◆ OBJECTIVE ◆
Copy each line of the records that contains the word "this".

◆ AVAILABLE DATA ◆
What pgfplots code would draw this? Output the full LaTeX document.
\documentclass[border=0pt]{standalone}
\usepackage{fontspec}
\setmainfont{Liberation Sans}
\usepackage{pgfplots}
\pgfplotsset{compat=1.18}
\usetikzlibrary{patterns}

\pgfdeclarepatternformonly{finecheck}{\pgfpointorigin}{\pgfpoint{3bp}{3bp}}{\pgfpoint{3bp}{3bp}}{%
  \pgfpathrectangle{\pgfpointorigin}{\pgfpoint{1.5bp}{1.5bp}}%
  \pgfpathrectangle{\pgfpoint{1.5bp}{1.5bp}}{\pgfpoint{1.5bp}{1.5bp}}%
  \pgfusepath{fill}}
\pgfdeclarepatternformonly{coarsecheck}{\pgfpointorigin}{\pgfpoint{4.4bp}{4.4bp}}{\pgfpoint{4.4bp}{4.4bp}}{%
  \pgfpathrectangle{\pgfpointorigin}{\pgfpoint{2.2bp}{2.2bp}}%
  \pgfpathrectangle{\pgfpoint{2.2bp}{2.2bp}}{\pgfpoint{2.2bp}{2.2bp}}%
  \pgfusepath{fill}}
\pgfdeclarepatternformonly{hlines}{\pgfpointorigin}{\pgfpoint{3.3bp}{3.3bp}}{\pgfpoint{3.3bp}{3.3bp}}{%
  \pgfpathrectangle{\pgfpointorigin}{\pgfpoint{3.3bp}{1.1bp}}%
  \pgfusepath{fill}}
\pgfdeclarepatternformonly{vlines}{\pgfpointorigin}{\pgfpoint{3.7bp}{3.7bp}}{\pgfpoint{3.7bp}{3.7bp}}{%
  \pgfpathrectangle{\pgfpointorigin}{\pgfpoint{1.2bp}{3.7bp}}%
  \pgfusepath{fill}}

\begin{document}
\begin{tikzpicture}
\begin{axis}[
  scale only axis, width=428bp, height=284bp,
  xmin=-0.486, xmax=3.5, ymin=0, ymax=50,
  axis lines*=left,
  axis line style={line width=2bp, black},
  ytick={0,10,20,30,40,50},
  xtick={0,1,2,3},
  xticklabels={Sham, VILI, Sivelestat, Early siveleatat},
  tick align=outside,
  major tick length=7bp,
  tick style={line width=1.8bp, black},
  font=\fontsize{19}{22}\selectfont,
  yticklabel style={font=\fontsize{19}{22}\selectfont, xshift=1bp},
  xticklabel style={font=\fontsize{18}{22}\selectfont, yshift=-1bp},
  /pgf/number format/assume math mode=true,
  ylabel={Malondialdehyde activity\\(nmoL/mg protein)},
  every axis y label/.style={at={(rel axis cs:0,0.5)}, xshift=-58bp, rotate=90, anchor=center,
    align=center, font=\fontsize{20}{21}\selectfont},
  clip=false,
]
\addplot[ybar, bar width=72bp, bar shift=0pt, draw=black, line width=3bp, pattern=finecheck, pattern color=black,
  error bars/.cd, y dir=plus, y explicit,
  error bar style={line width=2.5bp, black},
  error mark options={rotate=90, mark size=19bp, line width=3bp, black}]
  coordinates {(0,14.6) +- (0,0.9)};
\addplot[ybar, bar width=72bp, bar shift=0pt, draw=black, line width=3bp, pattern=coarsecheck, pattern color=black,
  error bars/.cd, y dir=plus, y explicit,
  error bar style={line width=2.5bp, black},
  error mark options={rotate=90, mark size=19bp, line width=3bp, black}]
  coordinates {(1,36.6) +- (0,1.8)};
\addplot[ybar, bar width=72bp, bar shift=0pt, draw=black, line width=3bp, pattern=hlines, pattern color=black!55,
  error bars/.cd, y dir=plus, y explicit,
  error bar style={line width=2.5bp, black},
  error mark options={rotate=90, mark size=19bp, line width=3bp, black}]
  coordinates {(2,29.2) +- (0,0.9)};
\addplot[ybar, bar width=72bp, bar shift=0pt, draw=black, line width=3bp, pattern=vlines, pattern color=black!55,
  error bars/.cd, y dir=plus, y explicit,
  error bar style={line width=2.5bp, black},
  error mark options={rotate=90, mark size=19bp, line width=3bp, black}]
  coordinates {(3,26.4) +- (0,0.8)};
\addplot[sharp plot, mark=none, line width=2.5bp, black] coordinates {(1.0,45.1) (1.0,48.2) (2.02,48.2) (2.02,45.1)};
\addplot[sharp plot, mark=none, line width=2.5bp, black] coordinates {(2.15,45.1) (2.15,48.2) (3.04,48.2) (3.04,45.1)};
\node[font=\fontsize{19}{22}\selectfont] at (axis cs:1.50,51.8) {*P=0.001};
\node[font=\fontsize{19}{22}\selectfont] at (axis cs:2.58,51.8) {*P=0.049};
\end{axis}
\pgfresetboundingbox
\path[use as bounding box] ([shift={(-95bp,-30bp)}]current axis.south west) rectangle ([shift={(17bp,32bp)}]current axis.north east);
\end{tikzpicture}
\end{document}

---

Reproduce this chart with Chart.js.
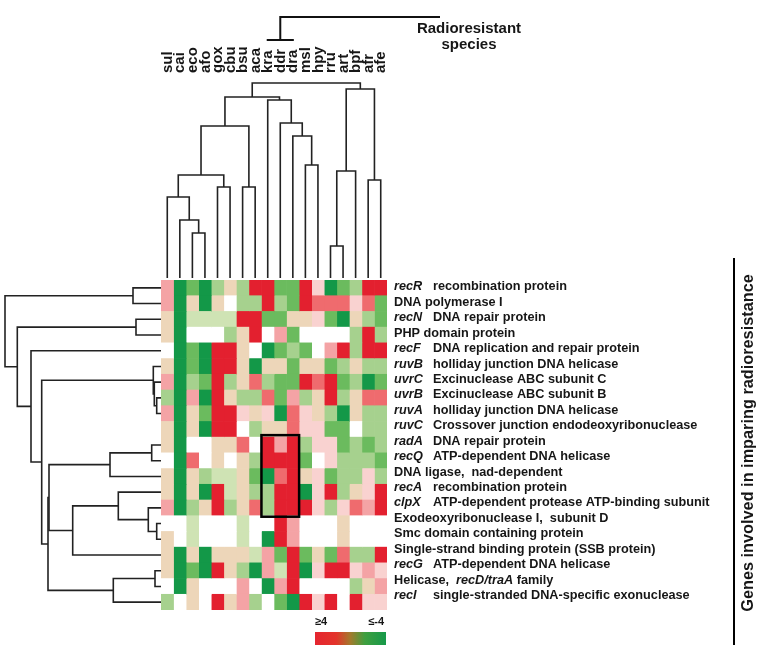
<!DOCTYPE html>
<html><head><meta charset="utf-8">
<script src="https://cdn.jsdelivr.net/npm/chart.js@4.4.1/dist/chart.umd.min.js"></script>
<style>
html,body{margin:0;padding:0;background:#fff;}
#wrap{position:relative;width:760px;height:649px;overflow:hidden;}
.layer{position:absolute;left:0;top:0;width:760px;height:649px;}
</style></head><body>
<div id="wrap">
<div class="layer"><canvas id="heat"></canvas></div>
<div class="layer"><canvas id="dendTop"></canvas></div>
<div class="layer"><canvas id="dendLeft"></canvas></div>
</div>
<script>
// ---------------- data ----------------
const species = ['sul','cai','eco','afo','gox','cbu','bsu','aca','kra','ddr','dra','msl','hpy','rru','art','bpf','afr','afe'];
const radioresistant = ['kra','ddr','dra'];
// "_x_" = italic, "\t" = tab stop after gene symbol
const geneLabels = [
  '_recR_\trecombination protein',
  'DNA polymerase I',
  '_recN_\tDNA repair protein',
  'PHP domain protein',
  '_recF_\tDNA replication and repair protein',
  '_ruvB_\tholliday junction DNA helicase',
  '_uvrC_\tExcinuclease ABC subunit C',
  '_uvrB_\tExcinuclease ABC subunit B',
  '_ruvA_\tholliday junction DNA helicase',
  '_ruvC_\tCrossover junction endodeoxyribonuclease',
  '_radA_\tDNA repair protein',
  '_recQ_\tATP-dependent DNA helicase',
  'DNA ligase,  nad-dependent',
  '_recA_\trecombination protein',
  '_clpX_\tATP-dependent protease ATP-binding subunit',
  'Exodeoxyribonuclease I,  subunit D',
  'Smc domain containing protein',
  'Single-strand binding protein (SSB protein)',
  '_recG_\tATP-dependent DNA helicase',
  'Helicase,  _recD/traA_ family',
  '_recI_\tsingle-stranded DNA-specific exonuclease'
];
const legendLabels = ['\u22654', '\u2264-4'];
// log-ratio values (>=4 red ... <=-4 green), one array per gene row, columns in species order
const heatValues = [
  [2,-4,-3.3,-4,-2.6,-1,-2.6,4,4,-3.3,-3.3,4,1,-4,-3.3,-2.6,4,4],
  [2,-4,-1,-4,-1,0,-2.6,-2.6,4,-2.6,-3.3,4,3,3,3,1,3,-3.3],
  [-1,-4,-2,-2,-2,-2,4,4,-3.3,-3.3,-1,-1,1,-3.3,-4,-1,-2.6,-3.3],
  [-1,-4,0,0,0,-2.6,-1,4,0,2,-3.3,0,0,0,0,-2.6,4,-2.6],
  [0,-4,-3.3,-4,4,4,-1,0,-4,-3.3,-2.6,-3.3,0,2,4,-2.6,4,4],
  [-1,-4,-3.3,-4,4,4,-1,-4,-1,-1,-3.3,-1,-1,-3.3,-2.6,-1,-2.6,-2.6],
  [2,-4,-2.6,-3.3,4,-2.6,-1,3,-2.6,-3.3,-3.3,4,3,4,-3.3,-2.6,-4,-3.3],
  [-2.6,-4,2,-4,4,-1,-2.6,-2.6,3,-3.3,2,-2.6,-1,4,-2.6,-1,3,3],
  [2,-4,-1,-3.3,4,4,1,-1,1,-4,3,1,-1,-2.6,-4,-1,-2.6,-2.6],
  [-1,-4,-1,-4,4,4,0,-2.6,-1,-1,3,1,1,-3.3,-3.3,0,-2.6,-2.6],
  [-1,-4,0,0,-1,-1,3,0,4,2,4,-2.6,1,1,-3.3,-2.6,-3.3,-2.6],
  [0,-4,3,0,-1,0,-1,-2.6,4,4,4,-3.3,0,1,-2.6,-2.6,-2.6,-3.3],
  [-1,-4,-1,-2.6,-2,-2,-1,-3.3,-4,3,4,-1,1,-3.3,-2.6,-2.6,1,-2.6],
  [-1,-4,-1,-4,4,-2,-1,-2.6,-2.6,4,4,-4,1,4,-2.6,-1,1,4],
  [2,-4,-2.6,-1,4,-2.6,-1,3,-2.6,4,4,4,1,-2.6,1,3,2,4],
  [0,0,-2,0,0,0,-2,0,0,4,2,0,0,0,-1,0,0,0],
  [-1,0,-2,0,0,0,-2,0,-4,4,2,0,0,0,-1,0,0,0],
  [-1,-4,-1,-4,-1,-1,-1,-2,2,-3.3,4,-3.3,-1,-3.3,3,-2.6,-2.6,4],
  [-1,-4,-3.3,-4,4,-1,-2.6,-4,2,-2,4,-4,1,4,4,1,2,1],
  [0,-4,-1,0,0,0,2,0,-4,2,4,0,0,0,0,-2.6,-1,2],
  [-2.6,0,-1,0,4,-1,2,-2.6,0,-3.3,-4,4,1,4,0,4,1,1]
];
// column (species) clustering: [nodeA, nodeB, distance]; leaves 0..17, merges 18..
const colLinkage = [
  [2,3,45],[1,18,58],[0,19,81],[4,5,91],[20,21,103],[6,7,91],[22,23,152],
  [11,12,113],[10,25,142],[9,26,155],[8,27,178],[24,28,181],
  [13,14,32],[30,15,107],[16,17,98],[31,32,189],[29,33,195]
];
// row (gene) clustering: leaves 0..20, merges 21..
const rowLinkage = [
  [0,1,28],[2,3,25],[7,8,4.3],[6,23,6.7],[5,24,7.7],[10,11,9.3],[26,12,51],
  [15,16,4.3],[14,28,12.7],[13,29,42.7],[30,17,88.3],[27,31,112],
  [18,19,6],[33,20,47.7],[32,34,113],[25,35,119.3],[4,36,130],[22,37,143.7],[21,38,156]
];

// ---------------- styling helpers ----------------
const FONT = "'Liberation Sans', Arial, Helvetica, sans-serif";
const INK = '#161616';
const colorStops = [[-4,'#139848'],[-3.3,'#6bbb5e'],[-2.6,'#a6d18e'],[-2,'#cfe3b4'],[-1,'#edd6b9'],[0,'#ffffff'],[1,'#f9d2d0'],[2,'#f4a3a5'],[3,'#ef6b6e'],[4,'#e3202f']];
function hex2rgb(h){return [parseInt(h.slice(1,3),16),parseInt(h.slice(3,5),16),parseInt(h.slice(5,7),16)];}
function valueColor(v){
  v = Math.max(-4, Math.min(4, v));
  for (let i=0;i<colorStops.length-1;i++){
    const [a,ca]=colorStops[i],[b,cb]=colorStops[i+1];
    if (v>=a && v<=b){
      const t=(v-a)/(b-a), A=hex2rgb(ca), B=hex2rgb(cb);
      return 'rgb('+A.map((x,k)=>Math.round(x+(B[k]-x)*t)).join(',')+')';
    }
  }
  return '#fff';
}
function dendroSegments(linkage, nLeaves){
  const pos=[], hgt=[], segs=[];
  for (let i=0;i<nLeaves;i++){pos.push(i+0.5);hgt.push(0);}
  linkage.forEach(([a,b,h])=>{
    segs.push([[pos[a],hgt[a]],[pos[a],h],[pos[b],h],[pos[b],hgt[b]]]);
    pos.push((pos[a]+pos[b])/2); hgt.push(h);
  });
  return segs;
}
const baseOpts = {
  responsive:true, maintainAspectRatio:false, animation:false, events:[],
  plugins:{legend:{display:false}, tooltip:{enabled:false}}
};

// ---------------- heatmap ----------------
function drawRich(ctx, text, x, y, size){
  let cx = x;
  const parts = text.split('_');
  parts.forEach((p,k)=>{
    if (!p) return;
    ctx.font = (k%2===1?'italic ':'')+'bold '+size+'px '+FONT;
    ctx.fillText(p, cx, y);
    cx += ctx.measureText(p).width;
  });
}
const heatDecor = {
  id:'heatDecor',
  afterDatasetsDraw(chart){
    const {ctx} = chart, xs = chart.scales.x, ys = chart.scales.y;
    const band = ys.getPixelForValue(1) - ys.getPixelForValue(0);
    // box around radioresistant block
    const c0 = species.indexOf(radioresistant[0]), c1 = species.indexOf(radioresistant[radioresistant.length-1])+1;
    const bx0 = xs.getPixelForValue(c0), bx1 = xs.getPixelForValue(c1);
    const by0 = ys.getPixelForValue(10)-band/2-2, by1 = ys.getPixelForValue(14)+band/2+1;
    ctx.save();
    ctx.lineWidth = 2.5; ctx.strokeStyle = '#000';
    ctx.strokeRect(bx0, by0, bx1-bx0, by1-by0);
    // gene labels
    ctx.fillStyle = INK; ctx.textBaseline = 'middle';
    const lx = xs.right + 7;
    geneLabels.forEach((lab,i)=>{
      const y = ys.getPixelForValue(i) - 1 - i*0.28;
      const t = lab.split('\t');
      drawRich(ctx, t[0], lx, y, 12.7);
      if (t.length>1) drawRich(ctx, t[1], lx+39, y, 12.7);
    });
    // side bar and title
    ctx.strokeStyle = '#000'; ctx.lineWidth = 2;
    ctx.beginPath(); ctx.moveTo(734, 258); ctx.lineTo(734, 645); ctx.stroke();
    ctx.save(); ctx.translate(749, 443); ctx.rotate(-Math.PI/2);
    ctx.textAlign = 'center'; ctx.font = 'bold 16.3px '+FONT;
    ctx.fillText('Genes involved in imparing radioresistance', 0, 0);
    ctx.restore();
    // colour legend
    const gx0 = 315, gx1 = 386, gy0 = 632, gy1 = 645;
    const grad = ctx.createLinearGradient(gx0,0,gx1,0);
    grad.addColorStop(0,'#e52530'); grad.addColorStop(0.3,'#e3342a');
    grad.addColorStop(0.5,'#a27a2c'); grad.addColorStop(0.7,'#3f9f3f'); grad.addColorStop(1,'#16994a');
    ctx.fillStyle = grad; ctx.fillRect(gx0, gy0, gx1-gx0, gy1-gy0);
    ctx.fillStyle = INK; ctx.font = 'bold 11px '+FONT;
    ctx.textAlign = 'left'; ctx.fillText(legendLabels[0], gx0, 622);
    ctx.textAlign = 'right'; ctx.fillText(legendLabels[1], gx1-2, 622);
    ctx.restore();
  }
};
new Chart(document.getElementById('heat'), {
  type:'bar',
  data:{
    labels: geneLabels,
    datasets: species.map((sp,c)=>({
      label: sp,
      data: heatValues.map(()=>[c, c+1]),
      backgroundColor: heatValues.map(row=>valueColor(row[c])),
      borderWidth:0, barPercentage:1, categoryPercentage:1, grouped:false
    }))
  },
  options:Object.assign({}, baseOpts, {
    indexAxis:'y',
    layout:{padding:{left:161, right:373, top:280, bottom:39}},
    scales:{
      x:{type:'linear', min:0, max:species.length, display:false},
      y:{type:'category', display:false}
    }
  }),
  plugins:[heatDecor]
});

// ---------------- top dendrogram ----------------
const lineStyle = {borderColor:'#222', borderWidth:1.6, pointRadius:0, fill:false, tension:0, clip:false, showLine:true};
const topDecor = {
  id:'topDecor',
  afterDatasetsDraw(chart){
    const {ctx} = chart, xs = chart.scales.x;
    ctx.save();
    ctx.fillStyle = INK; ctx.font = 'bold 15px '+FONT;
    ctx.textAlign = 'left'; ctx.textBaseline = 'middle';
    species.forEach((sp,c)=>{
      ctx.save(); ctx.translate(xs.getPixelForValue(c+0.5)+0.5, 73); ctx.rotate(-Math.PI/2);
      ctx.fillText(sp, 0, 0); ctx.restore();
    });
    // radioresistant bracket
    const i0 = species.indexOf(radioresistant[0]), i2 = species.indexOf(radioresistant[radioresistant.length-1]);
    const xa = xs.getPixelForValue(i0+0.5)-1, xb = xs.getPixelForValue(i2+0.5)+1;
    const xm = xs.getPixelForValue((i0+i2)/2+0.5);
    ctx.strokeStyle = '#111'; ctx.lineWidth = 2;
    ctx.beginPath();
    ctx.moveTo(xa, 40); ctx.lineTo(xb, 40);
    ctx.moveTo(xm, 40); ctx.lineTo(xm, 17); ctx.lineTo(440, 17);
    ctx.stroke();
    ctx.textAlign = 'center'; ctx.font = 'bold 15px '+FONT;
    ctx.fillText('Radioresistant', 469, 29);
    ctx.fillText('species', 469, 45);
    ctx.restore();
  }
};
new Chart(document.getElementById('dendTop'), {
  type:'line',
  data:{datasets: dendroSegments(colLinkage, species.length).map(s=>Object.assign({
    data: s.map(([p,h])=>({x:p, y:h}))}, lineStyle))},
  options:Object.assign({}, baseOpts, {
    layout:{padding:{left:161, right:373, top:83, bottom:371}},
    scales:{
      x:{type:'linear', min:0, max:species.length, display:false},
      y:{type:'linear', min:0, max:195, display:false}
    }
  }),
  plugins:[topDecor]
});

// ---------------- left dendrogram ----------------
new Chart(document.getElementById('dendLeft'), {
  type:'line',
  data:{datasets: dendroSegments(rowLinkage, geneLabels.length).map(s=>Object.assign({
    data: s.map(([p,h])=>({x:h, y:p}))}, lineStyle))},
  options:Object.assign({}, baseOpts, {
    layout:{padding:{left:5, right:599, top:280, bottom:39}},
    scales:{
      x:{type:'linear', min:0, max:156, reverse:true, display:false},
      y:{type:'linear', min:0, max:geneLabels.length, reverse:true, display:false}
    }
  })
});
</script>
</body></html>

* * *

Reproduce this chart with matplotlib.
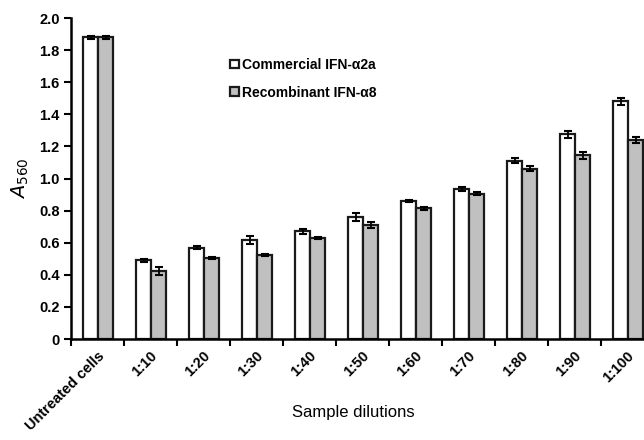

◆ TASK ANSWER ◆
What pgfplots code would draw this? Output the full LaTeX document.
Reproduce this chart with Chart.js.
Reproduce this chart with matplotlib.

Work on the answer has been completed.